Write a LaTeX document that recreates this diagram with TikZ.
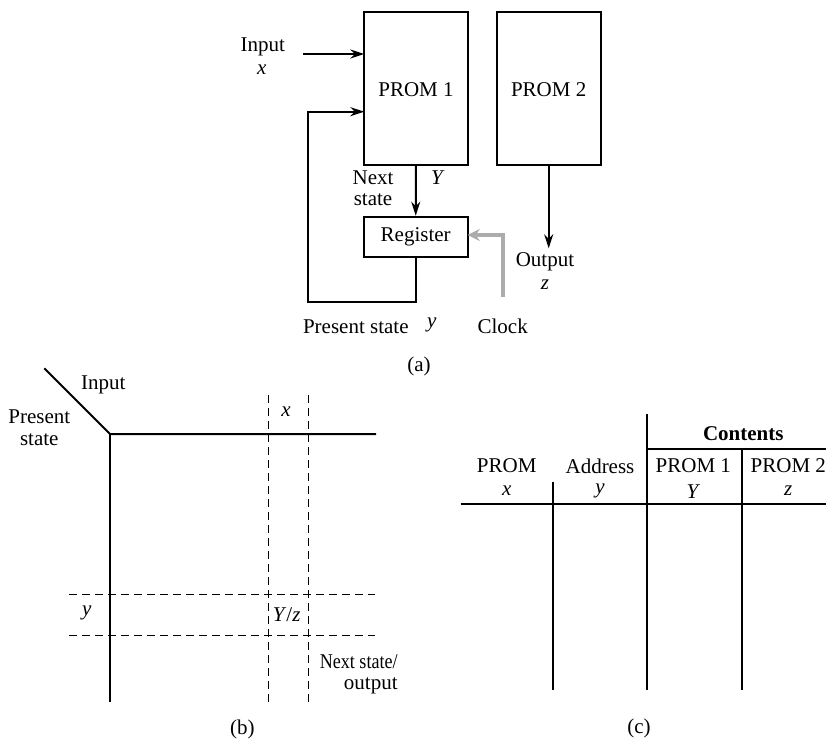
\documentclass[tikz,border=0pt]{standalone}
\usepackage{fontspec}
\usepackage{graphicx}
\setmainfont{Liberation Serif}
\usetikzlibrary{arrows.meta}
\tikzset{
  box/.style={draw, line width=1pt, inner sep=0pt},
  lbl/.style={inner sep=0pt, font=\fontsize{10.5}{12.6}\selectfont},
  wire/.style={line width=1pt},
  arr/.style={line width=1pt, -{Stealth[length=7pt,width=4.5pt]}},
  clk/.style={line width=2pt, gray!65, -{Stealth[length=6pt,width=6pt]}},
  grid/.style={line width=0.5pt, dash pattern=on 4pt off 2.5pt},
  solid1/.style={line width=1pt},
  tab/.style={line width=0.9pt}
}
\begin{document}
\begin{tikzpicture}[x=0.5pt,y=-0.5pt]
\useasboundingbox (0,0) rectangle (826,739);
\begin{scope}
\clip (0,0) rectangle (826,739);
% ---------- (a) ----------
\node[box, minimum width=51.7pt, minimum height=76.7pt] (p1) at (416,88.3) {};
\node[lbl] (p1t) at (416,90) {PROM 1};
\node[box, minimum width=52pt, minimum height=76.7pt] (p2) at (548.7,88.3) {};
\node[lbl] (p2t) at (548.7,90) {PROM 2};
\node[box, minimum width=52pt, minimum height=20pt] (reg) at (415.7,236.7) {};
\node[lbl] (regt) at (415.7,237) {Register};

\coordinate (inx) at (302.7,54);
\coordinate (inxe) at (364.3,54);
\draw[arr] (inx) -- (inxe);
\coordinate (fb) at (307.7,302.3);
\coordinate (fbin) at (364.3,111.7);
\draw[arr] (reg.south) |- (fb) |- (fbin);
\draw[arr] (p1.south) -- (reg.north);
\coordinate (outz) at (548.7,248.3);
\draw[arr] (p2.south) -- (outz);
\coordinate (clk0) at (503.3,296.7);
\coordinate (clkc) at (503.3,235);
\coordinate (clk1) at (467.7,235);
\draw[clk] (clk0) -- (clkc) -- (clk1);

\node[lbl] (tin) at (262.7,46.7) {Input};
\node[lbl] (tx) at (261.7,70) {\textit{x}};
\node[lbl] (tnext) at (373,178) {Next};
\node[lbl] (tstate) at (373,200) {state};
\node[lbl] (tY) at (438,178) {\textit{Y}};
\node[lbl] (tout) at (545,261.7) {Output};
\node[lbl] (tz) at (545,285) {\textit{z}};
\node[lbl] (tps) at (355.8,326.7) {Present state};
\node[lbl] (ty) at (431.7,325) {\textit{y}};
\node[lbl] (tclk) at (502.7,326.7) {Clock};
\node[lbl] (ta) at (419,366.7) {(a)};

% ---------- (b) ----------
\coordinate (bc) at (110,434);
\coordinate (bd) at (44.3,368.3);
\coordinate (bh) at (376,434);
\coordinate (bv) at (110,701.7);
\draw[solid1] (bd) -- (bc) -- (bh);
\draw[solid1] (bc) -- (bv);
\coordinate (dv1a) at (268.3,395); \coordinate (dv1b) at (268.3,701.7);
\coordinate (dv2a) at (308.3,395); \coordinate (dv2b) at (308.3,701.7);
\coordinate (dh1a) at (69.3,594.3); \coordinate (dh1b) at (375,594.3);
\coordinate (dh2a) at (69.3,635);   \coordinate (dh2b) at (375,635);
\draw[grid] (dv1a) -- (dv1b);
\draw[grid] (dv2a) -- (dv2b);
\draw[grid] (dh1a) -- (dh1b);
\draw[grid] (dh2a) -- (dh2b);
\node[lbl] (bin) at (103.3,385) {Input};
\node[lbl] (bpres) at (39.3,416.7) {Present};
\node[lbl] (bstate) at (39.3,440) {state};
\node[lbl] (bx) at (286,412) {\textit{x}};
\node[lbl] (by) at (86.7,613) {\textit{y}};
\node[lbl] (bYz) at (286.7,615) {\textit{Y}/\textit{z}};
\node[lbl, anchor=east] (bns) at (398,661.7) {\scalebox{0.86}[1]{Next state/}};
\node[lbl, anchor=east] (bo) at (398,686) {output};
\node[lbl] (tb) at (242.3,729) {(b)};

% ---------- (c) ----------
\coordinate (c1a) at (647.3,414); \coordinate (c1b) at (647.3,690);
\coordinate (c2a) at (741.7,449); \coordinate (c2b) at (741.7,690);
\coordinate (c3a) at (553.3,481.7); \coordinate (c3b) at (553.3,690);
\coordinate (chA) at (826,449);
\coordinate (chBa) at (460.7,504); \coordinate (chBb) at (826,504);
\draw[tab] (c1a) -- (c1b);
\draw[tab] (c2a) -- (c2b);
\draw[tab] (c3a) -- (c3b);
\draw[tab] (c2a -| c1a) -- (chA);
\draw[tab] (chBa) -- (chBb);
\node[lbl] (cc) at (743.3,433.3) {\textbf{Contents}};
\node[lbl] (cprom) at (506.7,466) {PROM};
\node[lbl] (caddr) at (600,466) {Address};
\node[lbl] (cp1) at (693.3,466) {PROM 1};
\node[lbl] (cp2) at (788.3,466) {PROM 2};
\node[lbl] (cx) at (506.7,490.5) {\textit{x}};
\node[lbl] (cy) at (600,490.5) {\textit{y}};
\node[lbl] (cY) at (693.3,491.5) {\textit{Y}};
\node[lbl] (cz) at (788.3,490.5) {\textit{z}};
\node[lbl] (tc) at (639,728) {(c)};
\end{scope}
\end{tikzpicture}
\end{document}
..............................
• **Task**
Write out, word for word, the lines from the start of the data through the one holding "(regt) at (415.7,237)". Omit pictures.

• **Solution to the problem**
Write a LaTeX document that recreates this diagram with TikZ.
\documentclass[tikz,border=0pt]{standalone}
\usepackage{fontspec}
\usepackage{graphicx}
\setmainfont{Liberation Serif}
\usetikzlibrary{arrows.meta}
\tikzset{
  box/.style={draw, line width=1pt, inner sep=0pt},
  lbl/.style={inner sep=0pt, font=\fontsize{10.5}{12.6}\selectfont},
  wire/.style={line width=1pt},
  arr/.style={line width=1pt, -{Stealth[length=7pt,width=4.5pt]}},
  clk/.style={line width=2pt, gray!65, -{Stealth[length=6pt,width=6pt]}},
  grid/.style={line width=0.5pt, dash pattern=on 4pt off 2.5pt},
  solid1/.style={line width=1pt},
  tab/.style={line width=0.9pt}
}
\begin{document}
\begin{tikzpicture}[x=0.5pt,y=-0.5pt]
\useasboundingbox (0,0) rectangle (826,739);
\begin{scope}
\clip (0,0) rectangle (826,739);
% ---------- (a) ----------
\node[box, minimum width=51.7pt, minimum height=76.7pt] (p1) at (416,88.3) {};
\node[lbl] (p1t) at (416,90) {PROM 1};
\node[box, minimum width=52pt, minimum height=76.7pt] (p2) at (548.7,88.3) {};
\node[lbl] (p2t) at (548.7,90) {PROM 2};
\node[box, minimum width=52pt, minimum height=20pt] (reg) at (415.7,236.7) {};
\node[lbl] (regt) at (415.7,237) {Register};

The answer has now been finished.